Syrna, 2001
Digital inkjet archival print
Long-term loan from the artist
In many of Panos Kokkinias’s meticulously staged photographs, people do not exactly inhabit the landscape; rather, they seem to exist within it at a scale that renders them diminished. Alternately cryptic, idyllic, and occasionally latently threatening, the landscapes framing the human figures suggest a relationship between human beings and their natural and social environments that is fraught, paradoxical, or downright precarious. In Syrna, a solitary figure lost within the burnt Arcadian forest carries a chair, though entirely in vain as this charred landscape is no place for a human to dwell in.
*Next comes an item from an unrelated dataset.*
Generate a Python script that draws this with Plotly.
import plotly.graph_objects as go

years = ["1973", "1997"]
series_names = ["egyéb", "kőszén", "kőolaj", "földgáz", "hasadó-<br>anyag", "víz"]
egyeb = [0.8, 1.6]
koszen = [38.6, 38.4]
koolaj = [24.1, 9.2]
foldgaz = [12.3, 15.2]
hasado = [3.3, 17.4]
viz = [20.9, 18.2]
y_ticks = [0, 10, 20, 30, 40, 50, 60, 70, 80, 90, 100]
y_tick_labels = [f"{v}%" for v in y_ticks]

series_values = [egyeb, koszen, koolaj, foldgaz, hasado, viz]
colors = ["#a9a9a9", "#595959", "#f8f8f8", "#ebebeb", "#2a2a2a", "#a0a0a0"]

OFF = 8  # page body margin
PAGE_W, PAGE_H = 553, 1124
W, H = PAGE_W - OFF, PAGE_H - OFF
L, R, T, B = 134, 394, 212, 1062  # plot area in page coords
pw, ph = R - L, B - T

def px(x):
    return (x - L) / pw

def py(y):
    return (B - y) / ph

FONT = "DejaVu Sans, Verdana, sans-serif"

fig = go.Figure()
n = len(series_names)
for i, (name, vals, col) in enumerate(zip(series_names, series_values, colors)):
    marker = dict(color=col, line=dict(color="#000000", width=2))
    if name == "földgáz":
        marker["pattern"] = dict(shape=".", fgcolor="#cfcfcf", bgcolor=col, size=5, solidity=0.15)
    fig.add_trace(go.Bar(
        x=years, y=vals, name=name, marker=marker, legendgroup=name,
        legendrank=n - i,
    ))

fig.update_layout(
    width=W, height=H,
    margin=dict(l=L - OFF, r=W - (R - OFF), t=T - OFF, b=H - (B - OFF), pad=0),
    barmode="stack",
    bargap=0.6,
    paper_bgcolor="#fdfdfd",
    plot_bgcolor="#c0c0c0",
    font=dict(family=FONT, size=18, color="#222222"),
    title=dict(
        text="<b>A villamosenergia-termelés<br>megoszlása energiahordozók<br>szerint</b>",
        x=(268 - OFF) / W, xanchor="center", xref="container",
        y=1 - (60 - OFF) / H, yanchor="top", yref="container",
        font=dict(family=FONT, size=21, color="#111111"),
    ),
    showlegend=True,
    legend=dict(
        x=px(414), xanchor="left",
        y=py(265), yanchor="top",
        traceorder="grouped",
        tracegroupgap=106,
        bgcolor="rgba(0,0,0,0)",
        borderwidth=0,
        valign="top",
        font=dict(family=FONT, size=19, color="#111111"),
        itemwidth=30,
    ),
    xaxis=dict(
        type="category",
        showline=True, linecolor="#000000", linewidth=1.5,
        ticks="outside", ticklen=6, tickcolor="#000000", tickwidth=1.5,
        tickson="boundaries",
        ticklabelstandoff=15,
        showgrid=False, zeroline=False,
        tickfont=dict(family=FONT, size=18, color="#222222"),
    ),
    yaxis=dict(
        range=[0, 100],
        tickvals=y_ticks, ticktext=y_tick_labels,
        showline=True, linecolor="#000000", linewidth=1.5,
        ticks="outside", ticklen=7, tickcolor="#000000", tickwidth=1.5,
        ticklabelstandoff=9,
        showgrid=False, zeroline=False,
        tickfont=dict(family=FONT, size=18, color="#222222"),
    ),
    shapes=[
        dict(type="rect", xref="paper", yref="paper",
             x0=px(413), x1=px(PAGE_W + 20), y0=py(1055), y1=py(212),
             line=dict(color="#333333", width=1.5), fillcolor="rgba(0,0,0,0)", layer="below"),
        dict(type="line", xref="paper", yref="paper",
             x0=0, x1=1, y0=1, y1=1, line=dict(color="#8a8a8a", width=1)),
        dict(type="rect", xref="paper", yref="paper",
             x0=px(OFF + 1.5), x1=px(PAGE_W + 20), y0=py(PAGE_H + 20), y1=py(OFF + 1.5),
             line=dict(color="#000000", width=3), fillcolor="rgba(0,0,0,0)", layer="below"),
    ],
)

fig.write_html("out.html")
The work is particularly relevant today, especially in the context of the Anthropocene and the increasingly real threat of desertification it poses to the Southeastern Mediterranean.
Panos Kokkinias is among the most prominent Greek photographers of his generation. For the rich, almost cinematic narratives he stages in his otherwise still photographs, he borrows storytelling devices from the traditions of painting and the moving image. The human figure, often solitary and melancholic, estranged from both its natural and built environments, is central to his work. At a time when images are easier to both produce and triviliase than ever before, Panos Kokkinias’ meticulously planned photographs—masterfully shot, processed and printed—reaffirm the enduring power of the medium as an art form.
Panos Kokkinias was born in 1965 in Athens, where he lives and works.